British developer Tom Hume recently went to hear a talk by the anthropologist Robin Dunbar — who famously posited that most humans can only handle around 150 social relationships — discuss his views on our ultramodern ways of staying in touch.

The session, titled “How Many Friends Does One Person Need?”, took a look through our lives and established that Dunbar’s number appears in all sorts of ways and in all sorts of places: in the military, in families and in business, for example. But aside from encouraging some fairly standard questions (does anyone really get value out of having 5,000 friends on Facebook?), it also prompted Hume to really examine what social services online are getting wrong.

As a result, he has outlined what he calls four “lies of social software:”  the set of assumptions almost every social service online makes, despite the fact that there is ample evidence that they’re wrong.

And they’re pretty bang on:

  • Your friends are equally important
  • Your friends are arranged into discrete groups
  • You can manage hundreds of friends
  • Friendship is reciprocal and equal

Almost every service offers you a way to make a connection with as many people as you want, and tools to help you categorize that connection into one of a few buckets. Many of us have started to adopt this way of managing our online friends, to try to eke some efficiency out of the system, but let’s be honest: Very few of us manage our lives in this way. We have siblings who are friends, and siblings who are not; we have co-workers we’d share intimate secrets with, and those we just can’t stand. We have friends who are closer to us than we want, and acquaintances who are further away than we’d like. In short, people are messy — and very few pieces of social software are able to reflect the complexity of real relationships.

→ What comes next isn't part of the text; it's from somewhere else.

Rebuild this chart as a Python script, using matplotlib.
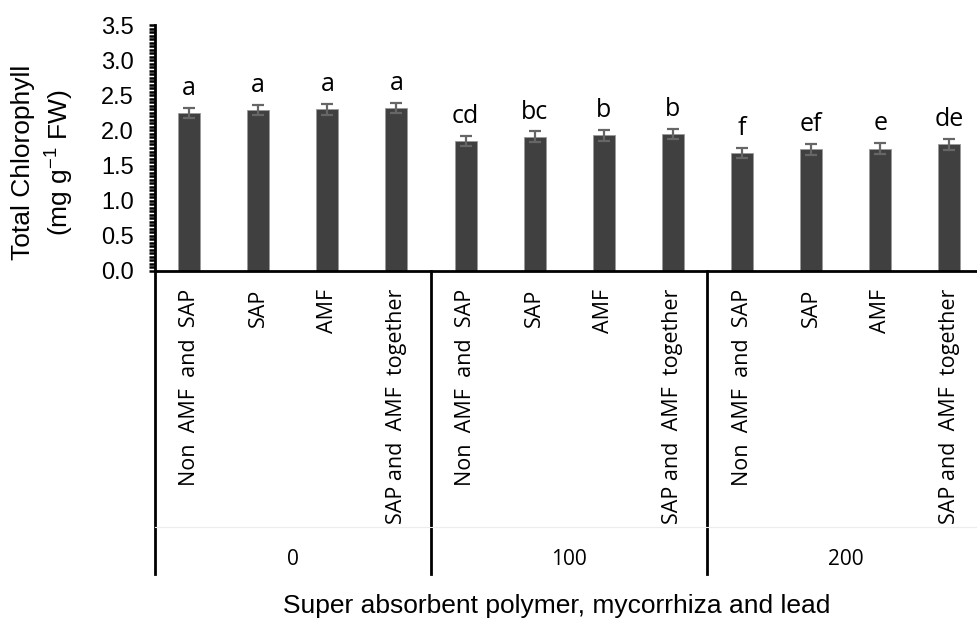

When they do, they rarely get the credit they deserve. For example, I think one of Twitter’s great benefits was that it made the relationship between two users asymmetrical. I can follow anybody I like, but there is no real reason — besides a sort of social etiquette or the need for backchannel communication — for them to follow me back. That gives more power to celebrities and broadcasters, which can bring more new users in, and it also reduces the influence of spammers and makes the system more scaleable for different sorts of users. Your network can be pruned to be large, small, broadcast, narrowcast — precisely can choose who to follow without finding yourself overwhelmed.

Hume wonders whether, ultimately, we aren’t the ones holding things back:

Managing lists of friends is unpleasantly icky. I bet Google  or Facebook could take away much of the pain of creating these lists by analysing my flow of communications. I bet they could notice and prompt me to confirm changes (“you’re emailing Freda a lot at the moment — working late or is she a friend outside work nowadays?”). Perhaps the challenge is less technical and more how to present this to a privacy-concerned public;

Context-aware sociability is definitely possible. For all that people deride Google’s social efforts, for example, the company has shown with Gmail’s priority inbox feature that it can use our patterns of communication to determine what is actually important to us.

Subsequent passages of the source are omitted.